Chairman Tim Martin acknowledged the impact of good weather on recent trading, but expressed optimism for the financial year’s results.
He said: “Bearing in mind that recent trading has been helped by favourable weather, the company anticipates a reasonable outcome for the financial year, notwithstanding previously reported wage and tax increases of approximately £1.2 million per week.”
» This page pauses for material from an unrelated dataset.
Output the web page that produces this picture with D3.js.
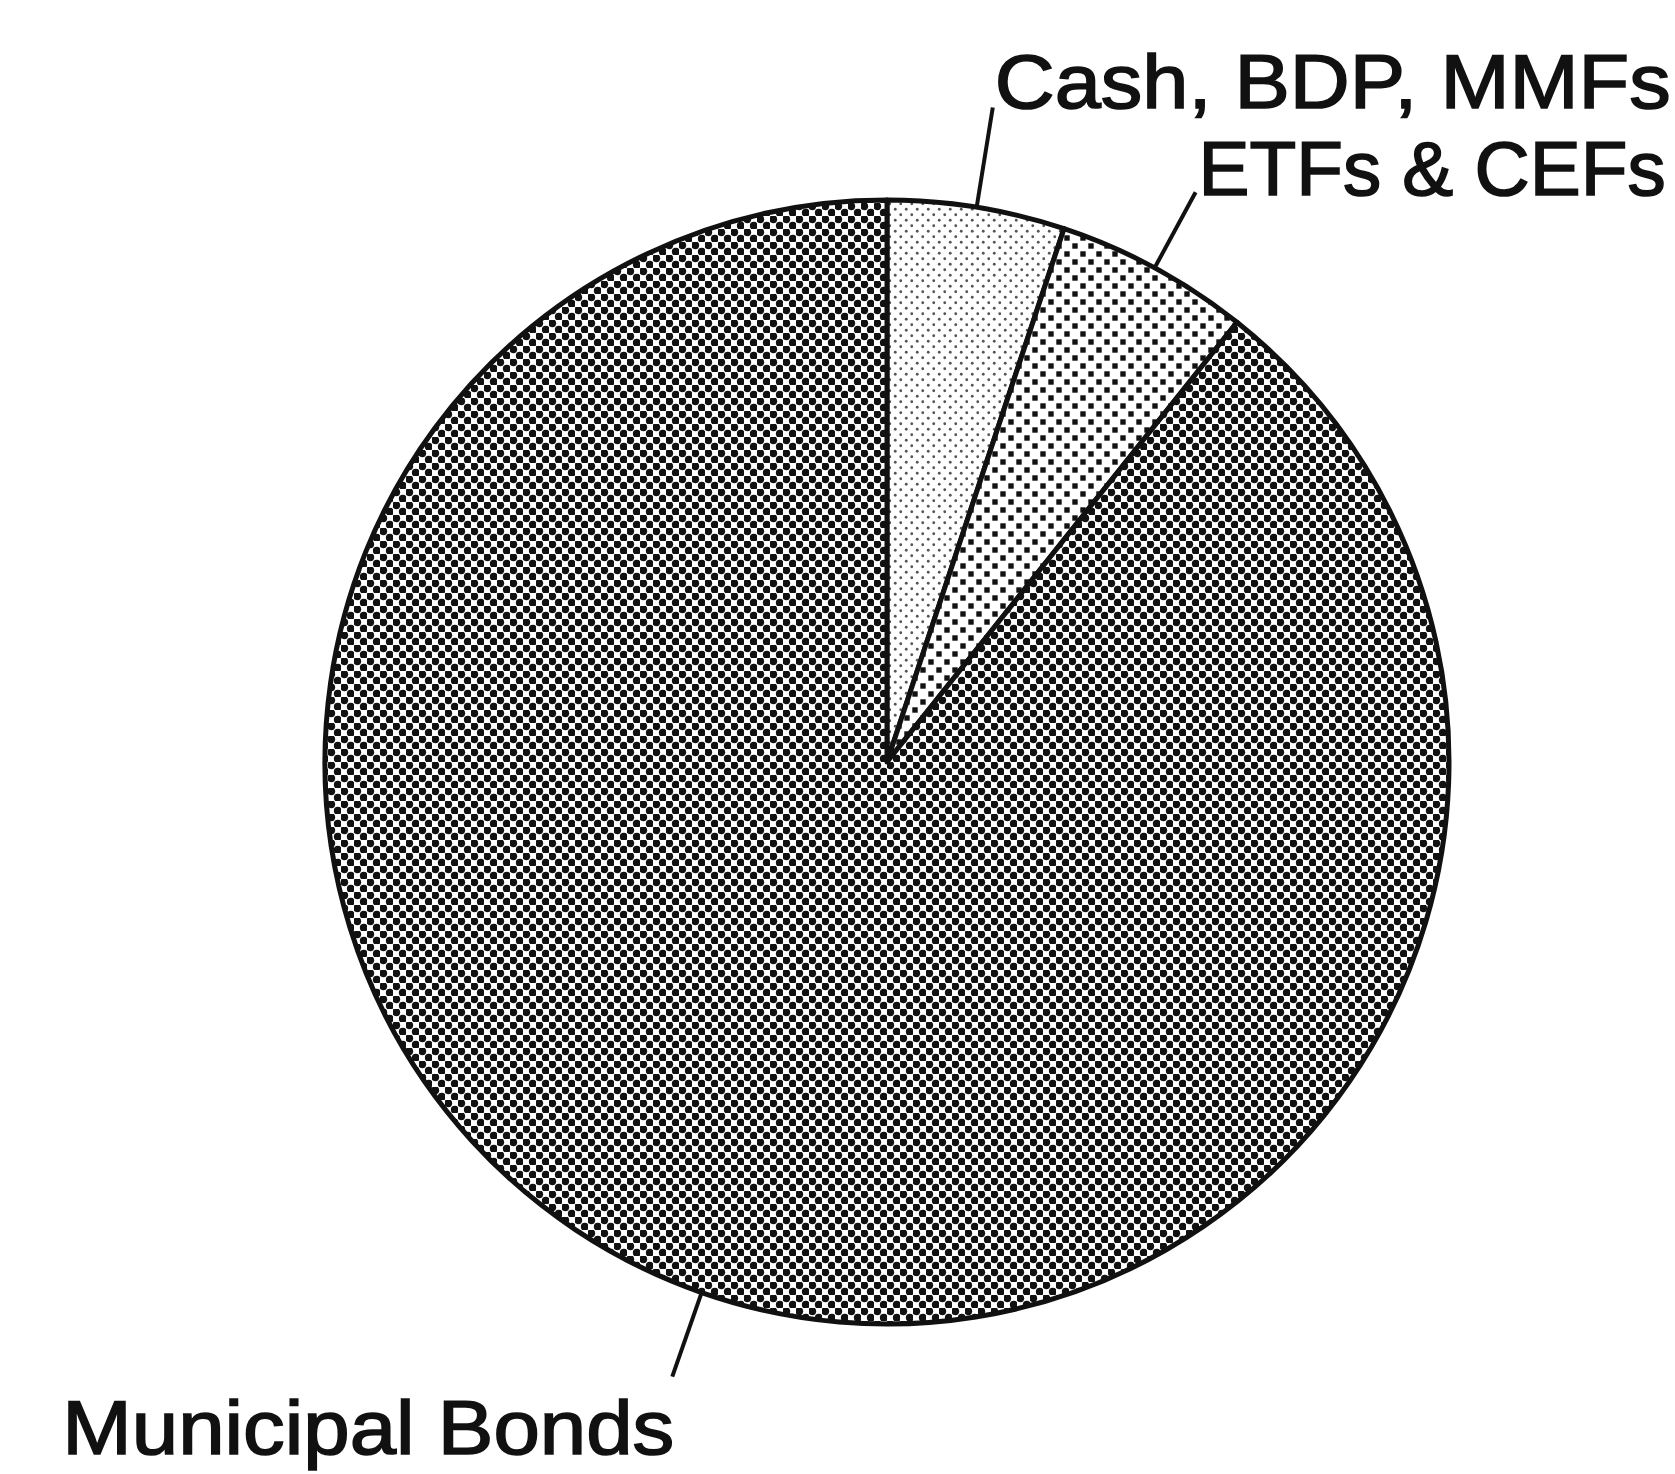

According to The Sun the company is planning pubs in six new locations. These are:
- Douglas, Isle of Man – May 14
- Fulham, SW London – June 17
- Kenilworth, Warwickshire – July 30
- Tooley Street, London Bridge – August 28
- Basildon, Essex – September 23
- Merchant Square, Paddington – late summer
This follows earlier warnings from the group regarding a £60 million surge in labour costs from April onwards, due to increases in both employers’ national insurance contributions and the minimum wage.

Mr Martin has cautioned over the impact of the surging wage bill and in January called on Prime Minister Sir Keir Starmer to cut pub food taxes before the jump in costs linked to last October’s Budget.
Wetherspoon said total sales in its most recent quarter were up by a more muted 5 per cent and by 4 per cent year to date as it sold off seven venues.
Mr Martin said the group was also investing in new staff facilities across 520 pubs, with 49 in the current financial year, including new staff rooms and changing rooms at a cost of around £100,000 per site.
He added the chain was trialling a new gourmet burger deal, which he said has “proved extremely popular”.